The principal issue in this tax appeal is whether a corporation that designs and orders advertising materials for cooperative direct mailing to private households has engaged in transactions that are subject
to the use tax, General Statutes § 12-411(1). 1 The, defendant, the commissioner of revenue services, as a result of an audit for the years 1984 through 1989, initially concluded that the plaintiff; Val-Pak of Central Connecticut North, Inc., was liable for payment of the sales tax as a seller of tangible personal property. 1 After a reassessment at the plaintiff's behest, the defendant recharacterized the plaintiff's activities as those of an advertising service provider that had made a taxable use of advertising materials and therefore was liable for payment of the use tax.
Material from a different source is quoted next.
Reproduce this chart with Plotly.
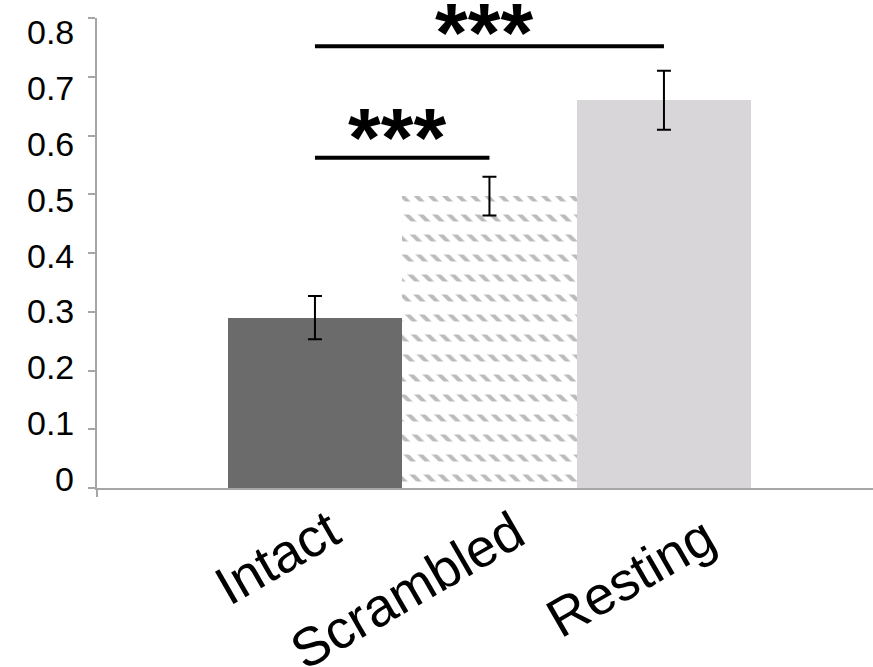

Pursuant to General Statutes § 12-422, 1 the plaintiff appealed the reassessment to the
trial court, which rendered judgment in favor of the plaintiff. The defendant appealed from the judgment of the trial court to the Appellate Court, and we transferred the appeal to this court pursuant to Practice Book § 4023 and General Statutes § 51-199(c). We affirm the judgment of the trial court.
The parties stipulated to the relevant facts. The plaintiff is a Connecticut corporation that was engaged in the business of selling cooperative direct mail advertising services. It was a licensee or sublicensee of Val-Pak Direct Marketing Systems, Inc. (Direct Marketing), a Florida corporation.
In providing cooperative direct mail advertising services for a group of otherwise unrelated business customers, the plaintiff arranged to have printed advertisements, coupons and the like sent in a single envelope to households in a specified geographic area. After a business customer had agreed to use the plaintiffs services, the plaintiff placed orders with Direct Marketing. In accordance with the plaintiff's directions, advertising materials were then printed in Florida and mailed from Florida to the designated households. Direct Marketing billed the plaintiff for the printing and mailing services it performed. The plaintiff billed its customers for its services.
On the basis of these stipulated facts, the trial court found that the plaintiff was engaged in providing services to its customers and in purchasing services from Direct Marketing. Because the plaintiff at no time exercised any ownership rights over the advertising materials prepared and mailed by Direct Marketing, the trial court concluded that the plaintiff's transactions did not
constitute a taxable "use" of tangible property in this state. 2 Accordingly, the trial court held that the transactions in which the plaintiff had engaged were not taxable during the audit years and rendered judgment for the plaintiff. 2 This appeal followed.
Our examination of the record on this appeal, and the briefs and arguments of the parties, persuades us that the judgment of the trial court should be affirmed. The central issue of the applicability of the use tax to the plaintiff's activities during the audit years at issue was properly resolved in the thoughtful and comprehensive memorandum of decision filed by the trial court. Val-Pak of Central Connecticut North, Inc. v. Commissioner of Revenue Services, 44 Conn. Sup. 133, 670 A.2d 343 (1995). Because that memorandum of decision fully addresses the arguments raised in the present appeal, we adopt the trial court's well reasoned decision as a statement of the facts and the applicable law on that issue. It would serve no useful purpose for us to repeat the discussion therein contained. See Greater Bridgeport Transit District v. State Board of Labor Relations, 232 Conn. 57, 64, 653 A.2d 151 (1995); Advanced Business Systems, Inc. v. Crystal, 231 Conn. 378, 380-81, 650 A.2d 540 (1994); Van Dyck Printing Co. v. DiNicola, 231 Conn. 272, 273-74, 648 A.2d 877 (1994).